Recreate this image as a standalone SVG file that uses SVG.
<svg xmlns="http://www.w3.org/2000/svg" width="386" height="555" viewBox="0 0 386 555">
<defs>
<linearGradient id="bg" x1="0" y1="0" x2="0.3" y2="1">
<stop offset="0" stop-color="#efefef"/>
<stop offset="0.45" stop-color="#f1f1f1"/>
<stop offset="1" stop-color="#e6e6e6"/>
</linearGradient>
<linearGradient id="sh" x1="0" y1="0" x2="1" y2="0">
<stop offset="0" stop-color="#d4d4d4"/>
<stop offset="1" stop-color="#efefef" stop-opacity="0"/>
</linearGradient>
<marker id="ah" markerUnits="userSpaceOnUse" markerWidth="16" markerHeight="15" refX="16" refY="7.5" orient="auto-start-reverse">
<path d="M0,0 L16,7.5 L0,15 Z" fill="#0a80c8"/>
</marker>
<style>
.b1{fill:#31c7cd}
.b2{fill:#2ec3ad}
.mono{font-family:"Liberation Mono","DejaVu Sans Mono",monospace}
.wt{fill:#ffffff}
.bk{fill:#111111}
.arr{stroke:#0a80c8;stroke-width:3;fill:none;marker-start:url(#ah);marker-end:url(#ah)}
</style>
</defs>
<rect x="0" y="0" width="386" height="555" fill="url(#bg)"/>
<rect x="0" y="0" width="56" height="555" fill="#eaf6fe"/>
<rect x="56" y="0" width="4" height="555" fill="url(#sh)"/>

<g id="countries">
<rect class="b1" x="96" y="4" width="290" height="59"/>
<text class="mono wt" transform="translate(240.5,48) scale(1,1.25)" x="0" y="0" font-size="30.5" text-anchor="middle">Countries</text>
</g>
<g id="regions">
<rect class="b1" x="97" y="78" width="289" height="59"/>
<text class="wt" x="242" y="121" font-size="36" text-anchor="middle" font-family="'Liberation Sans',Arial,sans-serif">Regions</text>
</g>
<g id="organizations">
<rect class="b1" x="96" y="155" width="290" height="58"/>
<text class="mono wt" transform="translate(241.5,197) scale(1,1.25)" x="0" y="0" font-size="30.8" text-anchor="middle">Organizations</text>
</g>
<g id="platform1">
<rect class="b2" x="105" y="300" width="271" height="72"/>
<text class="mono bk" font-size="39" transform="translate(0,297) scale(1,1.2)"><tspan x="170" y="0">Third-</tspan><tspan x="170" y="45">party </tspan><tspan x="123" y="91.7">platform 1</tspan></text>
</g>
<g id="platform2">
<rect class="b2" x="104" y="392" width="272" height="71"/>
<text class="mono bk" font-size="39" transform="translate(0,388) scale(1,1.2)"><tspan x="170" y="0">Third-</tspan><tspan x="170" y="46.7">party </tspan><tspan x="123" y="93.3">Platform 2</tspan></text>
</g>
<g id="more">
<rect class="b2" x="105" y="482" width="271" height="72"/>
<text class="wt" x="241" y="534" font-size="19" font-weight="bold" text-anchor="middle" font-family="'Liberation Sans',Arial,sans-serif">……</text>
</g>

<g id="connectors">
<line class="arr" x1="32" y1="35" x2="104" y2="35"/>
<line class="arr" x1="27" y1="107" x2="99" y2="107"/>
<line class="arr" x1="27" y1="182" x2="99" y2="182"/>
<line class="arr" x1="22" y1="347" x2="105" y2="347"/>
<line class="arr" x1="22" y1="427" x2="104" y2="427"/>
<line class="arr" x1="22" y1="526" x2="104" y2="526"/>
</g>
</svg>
======
_Problem requirements_
Copy the data above exactly. Every line must be included.

_Reply to the task_
Recreate this image as a standalone SVG file that uses SVG.
<svg xmlns="http://www.w3.org/2000/svg" width="386" height="555" viewBox="0 0 386 555">
<defs>
<linearGradient id="bg" x1="0" y1="0" x2="0.3" y2="1">
<stop offset="0" stop-color="#efefef"/>
<stop offset="0.45" stop-color="#f1f1f1"/>
<stop offset="1" stop-color="#e6e6e6"/>
</linearGradient>
<linearGradient id="sh" x1="0" y1="0" x2="1" y2="0">
<stop offset="0" stop-color="#d4d4d4"/>
<stop offset="1" stop-color="#efefef" stop-opacity="0"/>
</linearGradient>
<marker id="ah" markerUnits="userSpaceOnUse" markerWidth="16" markerHeight="15" refX="16" refY="7.5" orient="auto-start-reverse">
<path d="M0,0 L16,7.5 L0,15 Z" fill="#0a80c8"/>
</marker>
<style>
.b1{fill:#31c7cd}
.b2{fill:#2ec3ad}
.mono{font-family:"Liberation Mono","DejaVu Sans Mono",monospace}
.wt{fill:#ffffff}
.bk{fill:#111111}
.arr{stroke:#0a80c8;stroke-width:3;fill:none;marker-start:url(#ah);marker-end:url(#ah)}
</style>
</defs>
<rect x="0" y="0" width="386" height="555" fill="url(#bg)"/>
<rect x="0" y="0" width="56" height="555" fill="#eaf6fe"/>
<rect x="56" y="0" width="4" height="555" fill="url(#sh)"/>

<g id="countries">
<rect class="b1" x="96" y="4" width="290" height="59"/>
<text class="mono wt" transform="translate(240.5,48) scale(1,1.25)" x="0" y="0" font-size="30.5" text-anchor="middle">Countries</text>
</g>
<g id="regions">
<rect class="b1" x="97" y="78" width="289" height="59"/>
<text class="wt" x="242" y="121" font-size="36" text-anchor="middle" font-family="'Liberation Sans',Arial,sans-serif">Regions</text>
</g>
<g id="organizations">
<rect class="b1" x="96" y="155" width="290" height="58"/>
<text class="mono wt" transform="translate(241.5,197) scale(1,1.25)" x="0" y="0" font-size="30.8" text-anchor="middle">Organizations</text>
</g>
<g id="platform1">
<rect class="b2" x="105" y="300" width="271" height="72"/>
<text class="mono bk" font-size="39" transform="translate(0,297) scale(1,1.2)"><tspan x="170" y="0">Third-</tspan><tspan x="170" y="45">party </tspan><tspan x="123" y="91.7">platform 1</tspan></text>
</g>
<g id="platform2">
<rect class="b2" x="104" y="392" width="272" height="71"/>
<text class="mono bk" font-size="39" transform="translate(0,388) scale(1,1.2)"><tspan x="170" y="0">Third-</tspan><tspan x="170" y="46.7">party </tspan><tspan x="123" y="93.3">Platform 2</tspan></text>
</g>
<g id="more">
<rect class="b2" x="105" y="482" width="271" height="72"/>
<text class="wt" x="241" y="534" font-size="19" font-weight="bold" text-anchor="middle" font-family="'Liberation Sans',Arial,sans-serif">……</text>
</g>

<g id="connectors">
<line class="arr" x1="32" y1="35" x2="104" y2="35"/>
<line class="arr" x1="27" y1="107" x2="99" y2="107"/>
<line class="arr" x1="27" y1="182" x2="99" y2="182"/>
<line class="arr" x1="22" y1="347" x2="105" y2="347"/>
<line class="arr" x1="22" y1="427" x2="104" y2="427"/>
<line class="arr" x1="22" y1="526" x2="104" y2="526"/>
</g>
</svg>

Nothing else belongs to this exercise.